Weaver Abdus Sobhan Mian pauses to rest his aching feet and hands. After a long deep breath, he renews the shuttle with red yarn.
The 60-year-old weaver has been toiling since dawn, crafting a colourful women’s scarf. He has completed one and is almost done with the second — a white and blue striped medley.
He soon gets back to the rhythmic motion of his limbs. His right arm moves in the direction of upper right to lower left, to let the shuttle run between shafts. His left arm continuously presses a heavy wooden bar towards his torso, ensuring fine texture of the fabric.
The factory he works for is a handloom one. Parallel to it is another one, — not a handloom unit but an electricity-powered loom unit, weaving much quicker through machines than what Sobhan and his mates do in the handloom unit.
“It (power loom) is going to seize many of our means of livelihood. Once we woke up to the sounds of the buzzing handlooms. But those are days gone by,” lamented elderly Azizul Haque, descendant of a family long associated with weaving, at Shekherchar of Narsingdhi.
Haque and his relatives left weaving years ago amid a dearth of capital that was needed to switch to power looms. He now collects tolls in favour of an Islamic educational institute, Madrassa, at Shekherchar, Narsingdhi. This area was the second biggest hub for handloom products until the early 1990s.
The region however notched down in its ranks against other areas such as Tangail and Pabna, mainly because of an emergence of power looms. Merchants made their debut with low-priced coarse variety saris and grey cloth. It led many weavers, mainly the subsistence ones, to switch professions.
Some weavers, who were relatively well-off in terms of the number looms and the capital they possessed, managed to sustain the high tide by shifting their focus. They began to make other clothing items like gamcha and fabrics for boutique stores.

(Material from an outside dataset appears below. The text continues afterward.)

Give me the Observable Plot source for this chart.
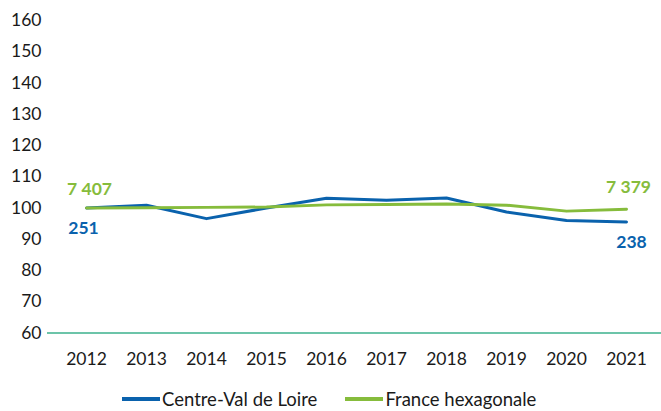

“I used to weave a coarse variety of a sari. But the demand for these sari dropped as printed saris came into play,” says Abdus Sobhan, also a freedom fighter.
“Had I shifted to production of fabrics in the past, I wouldn’t have witnessed such fate," he says, who was previously working at the Shuvo Weaving at Shekherchar, Narsingdi.
Sobhan and his relatives jointly owned 250 looms, prior to such times of difficulty. He now counts Tk 23 for weaving a five-yard long scarf. His employer, Shafi Mahmud, produces these scarves and other fabrics to meet the demands of foreign and local buyers, mainly the local boutique stores like Kay Craft and Banglar Mela.
Shafi Mahmud has also set up a power loom unit to produce a variety of fabrics and also to increase productivity.
“It saves me Tk 2 per yard if I use the power loom. The typical output of a power loom is between 20-25 yards of fabric, while a handloom conjures only 15-20 yards,” Shafi Mahmud says.
Additionally, while one worker can run two power looms at a time, only one worker can operate a single handloom, he says.
“Once we saw weavers dominate the weekly markets. Now mill owners have captured a majority of the market share, due to high volume production,” says Mahmud, who now owns 20-power looms.
Mohammad Abdul Aziz, another handloom owner, manages the operations of 50 handlooms, jointly owned by him and his family. He also plans to set up power looms, to produce a certain variety of fabrics. "To ultimately sustain in the business, we will have to set up power looms," he says.
“But if you need to craft designs, you will have no alternative but to use handlooms. Besides, the finishing of products made in handlooms are better than those of power looms,” he says.
Not only in Narsingdi, weavers in other major handloom hubs, such as Tangail and Sirajganj, are switching gradually to power looms, to withstand competition.
Lungi, a traditional men’s wear, is also being produced on power looms.
Power looms have already pushed out the lower-priced segments of the local clothing market.
Currently, a bulk of the country’s total cloth production comes from mills and power looms, as evident from the Handloom Census, 2002-03. The handloom industry, which accounted for about 64 percent of country’s total cloth supply in 1989-99, supplied 28 percent of the total domestic cloth production. The remaining portion has been taken over by mills and power looms, according to the last census.
The total number of looms dropped to 505,556 in 2002-03, from 514,456 in 1989-90. The number of operational looms also declined over the period.
However, the trade still provides jobs for about 1.5 million people in the rural areas, according to the Bangladesh Handloom Board.
Hopes run high for this sector, as some experts believe that the handloom sector will sustain as the regional demand for items such as the Benarasi, Jamdani and Tangail saris and cotton fabrics are on the rise. This is mainly due to the emergence of hundreds of boutique stores in many parts of the country.
"The persistence of the production and use of handloom clothes in Bangladesh undercut the implicitly evolutionary assumptions of development theories which states that handicrafts would die out with the advent of industrially produced goods," writes Enamul Haque, in the publication titled, ‘Textile Traditions of Bangladesh’.
“The production of hand-woven clothes can partly be explained by the continued demand for such textiles as expressions of traditional and nationalist sentiments and of prestige and status, even while quantities of industrially produced clothes are being consumed as well,” he adds.